Avineri certainly is aware that very many Jews, in Israel and outside it, believe with all their heart the hollow words of Golda Meir, in which no Palestinian people exists and so they have no right to a state. After all, the things he writes about the “Palestinians” a respected Palestinian historian can write about the “Jews” or about the “Israelis.” The truth is that there are Palestinians who answer Avineri’s description, and are those who do not. We must not generalize.

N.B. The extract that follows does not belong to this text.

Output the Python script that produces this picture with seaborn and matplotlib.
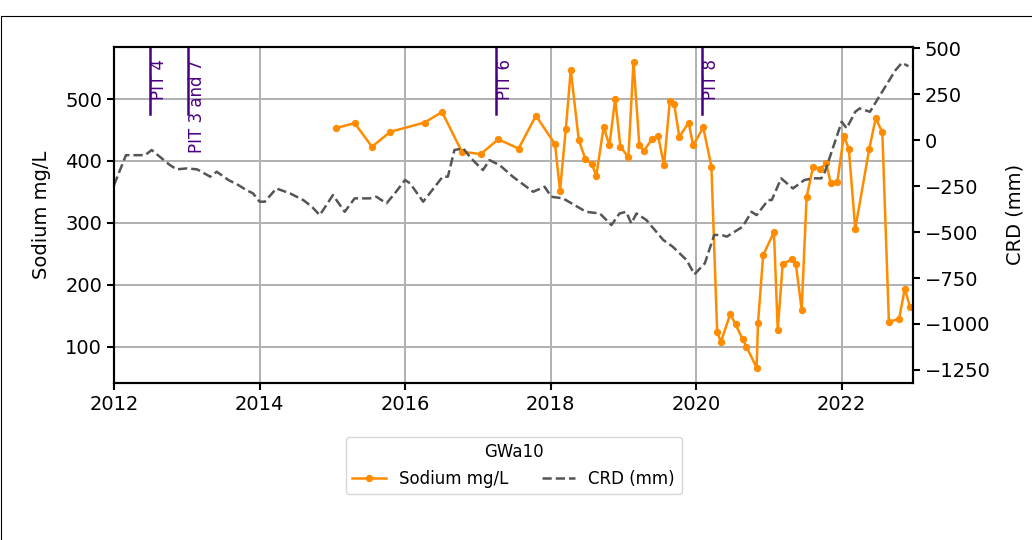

His second mistake is in ignoring the words of Palestinian Authority President Mahmoud Abbas, who a few years ago said in a media interview that the Palestinian leadership made a mistake in 1947 when it rejected the UN Partition Plan. Abbas, by the way, is not the only one to say in public what many of his colleagues say in informal conversations. This makes Avineri’s mistake a factual one and not just one of interpretation.
His third mistake concerns the Palestinian willingness to describe Israel as a Jewish state, or to relate to the Jewish nationality and the Jewish people. In the Palestinian “Declaration of Independence” from November 18, 1988, it states explicitly that the decision on the Partition Plan by the United Nations General Assembly in November 1947 provides a legitimate basis for the Palestinian demand for sovereignty and independence.
It is not a coincidence that this very same section relates to the decision to divide the land between an Arab state and a Jewish state. These words, which the late Palestinian poet Mahmoud Darwish wrote, were not written by chance, but out of a desire to make it clear to the UN General Assembly that there has been a change in the PLO’s approach to Israel. The national unity government headed by Yitzhak Shamir belittled this change, exactly as did another unity government, headed by Ariel Sharon, which rejected the Arab peace initiative in 2002.
In various negotiations over the final agreement held after the Oslo Accords, when the issue of the Jewish state arose, our Palestinian counterparts told us that as far as they were concerned there was no doubt that Israel is the state of the Jewish people, but they added that Arab Knesset members pointed out a problem to them: Such recognition could well give validity to discrimination against Arab citizens of Israel.
This was the reason that in the Geneva Initiative of 2003, the following phrasing was accepted: “Affirming that this agreement marks the recognition of the right of the Jewish people to statehood and the recognition of the right of the Palestinian people to statehood, without prejudice to the equal rights of the Parties’ respective citizens.”
In order to be sure that we are speaking about Israel and not on a country located elsewhere, the second article of the Geneva Initiative states: “The Parties recognize Palestine and Israel as the homelands of their respective peoples. The Parties are committed not to interfere in each other’s internal affairs.”
I am convinced that such statements can also appear in an official peace agreement between the two sides, if there are leaders who will dedicate heart and soul to reaching such an agreement. What has happened is that Netanyahu, in his wisdom, has turned the matter of the Jewish state, which is not in real disagreement, into a sort of cornerstone; has turned the leadership of the Arab world against us, which fears that behind this demand is some sort of conspiracy; has made the issue much more complicated that it was in the past; and has succeeded in fooling even such respected and experienced people as Professor Avineri.